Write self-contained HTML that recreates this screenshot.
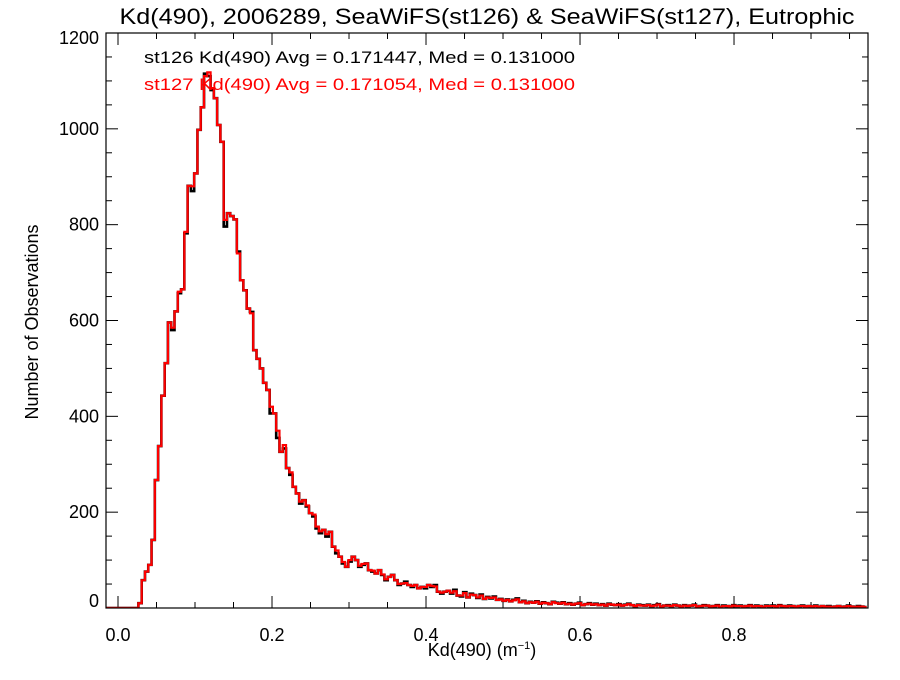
<!DOCTYPE html>
<html><head><meta charset="utf-8"><style>
html,body{margin:0;padding:0;background:#fff;}
svg text{font-family:"Liberation Sans",Arial,sans-serif;}
</style></head><body>
<svg id="chart" width="900" height="675" xmlns="http://www.w3.org/2000/svg">
<rect x="0" y="0" width="900" height="675" fill="#fff"/>
<text x="487" y="24" font-size="22" text-anchor="middle" textLength="735" lengthAdjust="spacingAndGlyphs">Kd(490), 2006289, SeaWiFS(st126) &amp; SeaWiFS(st127), Eutrophic</text>
<g id="axes"></g>
<g id="series"></g>
<rect x="106" y="33" width="762" height="575" fill="none" stroke="#000" stroke-width="1.2"/>
<text x="144" y="63" font-size="17" fill="#000" textLength="431" lengthAdjust="spacingAndGlyphs">st126 Kd(490) Avg = 0.171447, Med = 0.131000</text>
<text x="144" y="90" font-size="17" fill="#ff0000" textLength="431" lengthAdjust="spacingAndGlyphs">st127 Kd(490) Avg = 0.171054, Med = 0.131000</text>
<text x="482" y="656" font-size="18" text-anchor="middle">Kd(490) (m<tspan font-size="11" dy="-7">−1</tspan><tspan dy="7">)</tspan></text>
<text x="0" y="0" font-size="18" text-anchor="middle" transform="translate(38,322) rotate(-90)">Number of Observations</text>
</svg>
<script>
const binStart = 0.0265;
const binWidth = 0.00426;
const st126 = [10,58,76,90,142,267,338,443,511,596,580,619,657,665,
782,881,870,907,998,1045,1115,1110,1081,1064,1008,973,796,824,818,811,744,684,663,625,618,538,
520,500,470,
455,406,406,355,326,333,292,278,253,239,218,225,212,198,191,166,156,163,149,159,128,114,107,93,86,97,107,100,86,90,93,79,76,72,79,69,58,65,69,58,48,51,55,48,44,48,41,44,41,48,44,48,34,30,34,36,
30,38,26,24,33,22,30,27,21,28,19,23,
20,24,17,19,15,18,14,17,20,
12,15,10,13,11,14,9,12,10,8,13,11,9,12,
8,10,7,9,11,6,8,10,7,9,6,8,5,9,7,6,8,5,7,9,6,4,7,
6,5,7,4,6,8,3,5,6,4,7,5,3,6,4,5,7,3,4,6,5,3,4,6,2,5,4,3,6,4,5,3,4,6,3,5,4,2,5,
4,5,3,6,4,3,5,4,2,4,5,3,4,3,5,2,4,3,4,2,3,4,2,3,5,3,2,4,3,2];
const st127 = [10,58,76,90,142,267,338,443,511,596,585,619,660,665,
785,881,880,907,998,1045,1110,1118,1085,1064,1008,973,810,824,818,811,740,684,663,625,615,538,
520,500,470,
455,420,406,370,326,340,292,283,253,239,222,225,214,198,195,170,160,163,154,159,128,120,107,96,86,100,107,100,88,92,93,79,78,72,79,70,60,65,69,58,50,51,52,48,46,48,41,44,44,48,46,45,34,32,34,36,
32,35,26,26,31,22,28,27,22,26,19,22,
21,22,17,18,15,17,14,16,18,
12,14,10,12,11,13,9,11,10,8,12,10,9,11,
8,9,7,9,10,6,8,9,7,8,6,7,5,8,7,6,7,5,6,8,6,4,6,
5,5,6,4,5,7,3,5,5,4,6,5,3,5,4,5,6,3,4,5,5,3,4,5,2,4,4,3,5,4,4,3,4,5,3,4,4,2,4,
4,4,3,5,4,3,4,4,2,4,4,3,4,3,4,2,4,3,3,2,3,4,2,3,4,3,2,3,3,2];
const xTicks = [0.0,0.2,0.4,0.6,0.8];
const xTickLabels = ["0.0","0.2","0.4","0.6","0.8"];
const yTicks = [0,200,400,600,800,1000,1200];
const yTickLabels = ["0","200","400","600","800","1000","1200"];

const L=106,R=868,T=33,B=608;
const xMin=-0.0156,xMax=0.974,yMin=0,yMax=1200;
function sx(v){return L+(v-xMin)/(xMax-xMin)*(R-L);}
function sy(v){return B-(v-yMin)/(yMax-yMin)*(B-T);}
const NS="http://www.w3.org/2000/svg";
const axes=document.getElementById('axes');
const series=document.getElementById('series');
function mk(tag,attrs,parent){const e=document.createElementNS(NS,tag);for(const k in attrs)e.setAttribute(k,attrs[k]);parent.appendChild(e);return e;}

for(let i=0;i*0.05<=xMax;i++){
  const v=i*0.05, x=sx(v), major=(i%4===0), len=major?12:6;
  const t1=mk('line',{x1:x,x2:x,y1:B,y2:B-len,stroke:'#000','stroke-width':1},axes);
  
  
  const t2=mk('line',{x1:x,x2:x,y1:T,y2:T+len,stroke:'#000','stroke-width':1},axes);
  
  
}
xTicks.forEach((v,i)=>{
  const t=mk('text',{x:sx(v),y:641,'font-size':18,'text-anchor':'middle'},axes);
  t.textContent=xTickLabels[i];
  
  
});
for(let v=0;v<=yMax;v+=50){
  const y=sy(v), major=(v%200===0), len=major?12:6;
  const t1=mk('line',{x1:L,x2:L+len,y1:y,y2:y,stroke:'#000','stroke-width':1},axes);
  
  
  const t2=mk('line',{x1:R,x2:R-len,y1:y,y2:y,stroke:'#000','stroke-width':1},axes);
  
  
}
yTicks.forEach((v,i)=>{
  let y=sy(v)+6;
  if(v===0) y=sy(v)-1;
  if(v===yMax) y=sy(v)+11;
  const t=mk('text',{x:99,y:y,'font-size':18,'text-anchor':'end'},axes);
  t.textContent=yTickLabels[i];
  
  
});

function stepPath(arr){
  let d='M'+L+','+sy(0)+' L'+sx(binStart)+','+sy(0);
  for(let i=0;i<arr.length;i++){
    const x0=sx(binStart+i*binWidth), x1=sx(binStart+(i+1)*binWidth);
    if(x0>=R) break;
    const y=sy(arr[i]);
    d+=' L'+x0.toFixed(2)+','+y.toFixed(2)+' L'+Math.min(x1,R).toFixed(2)+','+y.toFixed(2);
  }
  return d;
}
const clip=mk('clipPath',{id:'plotclip'},series);
mk('rect',{x:L,y:T,width:R-L,height:B-T},clip);
const p1=mk('path',{d:stepPath(st126),fill:'none',stroke:'#000','stroke-width':2.6,'clip-path':'url(#plotclip)'},series);


const p2=mk('path',{d:stepPath(st127),fill:'none',stroke:'#ff0000','stroke-width':2.2,'clip-path':'url(#plotclip)'},series);


</script>
</body></html>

■ ■ ■

STATED GOAL —
Omitting all images, print the listing exactly.

SOLVED PROBLEM —
Write self-contained HTML that recreates this screenshot.
<!DOCTYPE html>
<html><head><meta charset="utf-8"><style>
html,body{margin:0;padding:0;background:#fff;}
svg text{font-family:"Liberation Sans",Arial,sans-serif;}
</style></head><body>
<svg id="chart" width="900" height="675" xmlns="http://www.w3.org/2000/svg">
<rect x="0" y="0" width="900" height="675" fill="#fff"/>
<text x="487" y="24" font-size="22" text-anchor="middle" textLength="735" lengthAdjust="spacingAndGlyphs">Kd(490), 2006289, SeaWiFS(st126) &amp; SeaWiFS(st127), Eutrophic</text>
<g id="axes"></g>
<g id="series"></g>
<rect x="106" y="33" width="762" height="575" fill="none" stroke="#000" stroke-width="1.2"/>
<text x="144" y="63" font-size="17" fill="#000" textLength="431" lengthAdjust="spacingAndGlyphs">st126 Kd(490) Avg = 0.171447, Med = 0.131000</text>
<text x="144" y="90" font-size="17" fill="#ff0000" textLength="431" lengthAdjust="spacingAndGlyphs">st127 Kd(490) Avg = 0.171054, Med = 0.131000</text>
<text x="482" y="656" font-size="18" text-anchor="middle">Kd(490) (m<tspan font-size="11" dy="-7">−1</tspan><tspan dy="7">)</tspan></text>
<text x="0" y="0" font-size="18" text-anchor="middle" transform="translate(38,322) rotate(-90)">Number of Observations</text>
</svg>
<script>
const binStart = 0.0265;
const binWidth = 0.00426;
const st126 = [10,58,76,90,142,267,338,443,511,596,580,619,657,665,
782,881,870,907,998,1045,1115,1110,1081,1064,1008,973,796,824,818,811,744,684,663,625,618,538,
520,500,470,
455,406,406,355,326,333,292,278,253,239,218,225,212,198,191,166,156,163,149,159,128,114,107,93,86,97,107,100,86,90,93,79,76,72,79,69,58,65,69,58,48,51,55,48,44,48,41,44,41,48,44,48,34,30,34,36,
30,38,26,24,33,22,30,27,21,28,19,23,
20,24,17,19,15,18,14,17,20,
12,15,10,13,11,14,9,12,10,8,13,11,9,12,
8,10,7,9,11,6,8,10,7,9,6,8,5,9,7,6,8,5,7,9,6,4,7,
6,5,7,4,6,8,3,5,6,4,7,5,3,6,4,5,7,3,4,6,5,3,4,6,2,5,4,3,6,4,5,3,4,6,3,5,4,2,5,
4,5,3,6,4,3,5,4,2,4,5,3,4,3,5,2,4,3,4,2,3,4,2,3,5,3,2,4,3,2];
const st127 = [10,58,76,90,142,267,338,443,511,596,585,619,660,665,
785,881,880,907,998,1045,1110,1118,1085,1064,1008,973,810,824,818,811,740,684,663,625,615,538,
520,500,470,
455,420,406,370,326,340,292,283,253,239,222,225,214,198,195,170,160,163,154,159,128,120,107,96,86,100,107,100,88,92,93,79,78,72,79,70,60,65,69,58,50,51,52,48,46,48,41,44,44,48,46,45,34,32,34,36,
32,35,26,26,31,22,28,27,22,26,19,22,
21,22,17,18,15,17,14,16,18,
12,14,10,12,11,13,9,11,10,8,12,10,9,11,
8,9,7,9,10,6,8,9,7,8,6,7,5,8,7,6,7,5,6,8,6,4,6,
5,5,6,4,5,7,3,5,5,4,6,5,3,5,4,5,6,3,4,5,5,3,4,5,2,4,4,3,5,4,4,3,4,5,3,4,4,2,4,
4,4,3,5,4,3,4,4,2,4,4,3,4,3,4,2,4,3,3,2,3,4,2,3,4,3,2,3,3,2];
const xTicks = [0.0,0.2,0.4,0.6,0.8];
const xTickLabels = ["0.0","0.2","0.4","0.6","0.8"];
const yTicks = [0,200,400,600,800,1000,1200];
const yTickLabels = ["0","200","400","600","800","1000","1200"];

const L=106,R=868,T=33,B=608;
const xMin=-0.0156,xMax=0.974,yMin=0,yMax=1200;
function sx(v){return L+(v-xMin)/(xMax-xMin)*(R-L);}
function sy(v){return B-(v-yMin)/(yMax-yMin)*(B-T);}
const NS="http://www.w3.org/2000/svg";
const axes=document.getElementById('axes');
const series=document.getElementById('series');
function mk(tag,attrs,parent){const e=document.createElementNS(NS,tag);for(const k in attrs)e.setAttribute(k,attrs[k]);parent.appendChild(e);return e;}

for(let i=0;i*0.05<=xMax;i++){
  const v=i*0.05, x=sx(v), major=(i%4===0), len=major?12:6;
  const t1=mk('line',{x1:x,x2:x,y1:B,y2:B-len,stroke:'#000','stroke-width':1},axes);
  
  
  const t2=mk('line',{x1:x,x2:x,y1:T,y2:T+len,stroke:'#000','stroke-width':1},axes);
  
  
}
xTicks.forEach((v,i)=>{
  const t=mk('text',{x:sx(v),y:641,'font-size':18,'text-anchor':'middle'},axes);
  t.textContent=xTickLabels[i];
  
  
});
for(let v=0;v<=yMax;v+=50){
  const y=sy(v), major=(v%200===0), len=major?12:6;
  const t1=mk('line',{x1:L,x2:L+len,y1:y,y2:y,stroke:'#000','stroke-width':1},axes);
  
  
  const t2=mk('line',{x1:R,x2:R-len,y1:y,y2:y,stroke:'#000','stroke-width':1},axes);
  
  
}
yTicks.forEach((v,i)=>{
  let y=sy(v)+6;
  if(v===0) y=sy(v)-1;
  if(v===yMax) y=sy(v)+11;
  const t=mk('text',{x:99,y:y,'font-size':18,'text-anchor':'end'},axes);
  t.textContent=yTickLabels[i];
  
  
});

function stepPath(arr){
  let d='M'+L+','+sy(0)+' L'+sx(binStart)+','+sy(0);
  for(let i=0;i<arr.length;i++){
    const x0=sx(binStart+i*binWidth), x1=sx(binStart+(i+1)*binWidth);
    if(x0>=R) break;
    const y=sy(arr[i]);
    d+=' L'+x0.toFixed(2)+','+y.toFixed(2)+' L'+Math.min(x1,R).toFixed(2)+','+y.toFixed(2);
  }
  return d;
}
const clip=mk('clipPath',{id:'plotclip'},series);
mk('rect',{x:L,y:T,width:R-L,height:B-T},clip);
const p1=mk('path',{d:stepPath(st126),fill:'none',stroke:'#000','stroke-width':2.6,'clip-path':'url(#plotclip)'},series);


const p2=mk('path',{d:stepPath(st127),fill:'none',stroke:'#ff0000','stroke-width':2.2,'clip-path':'url(#plotclip)'},series);


</script>
</body></html>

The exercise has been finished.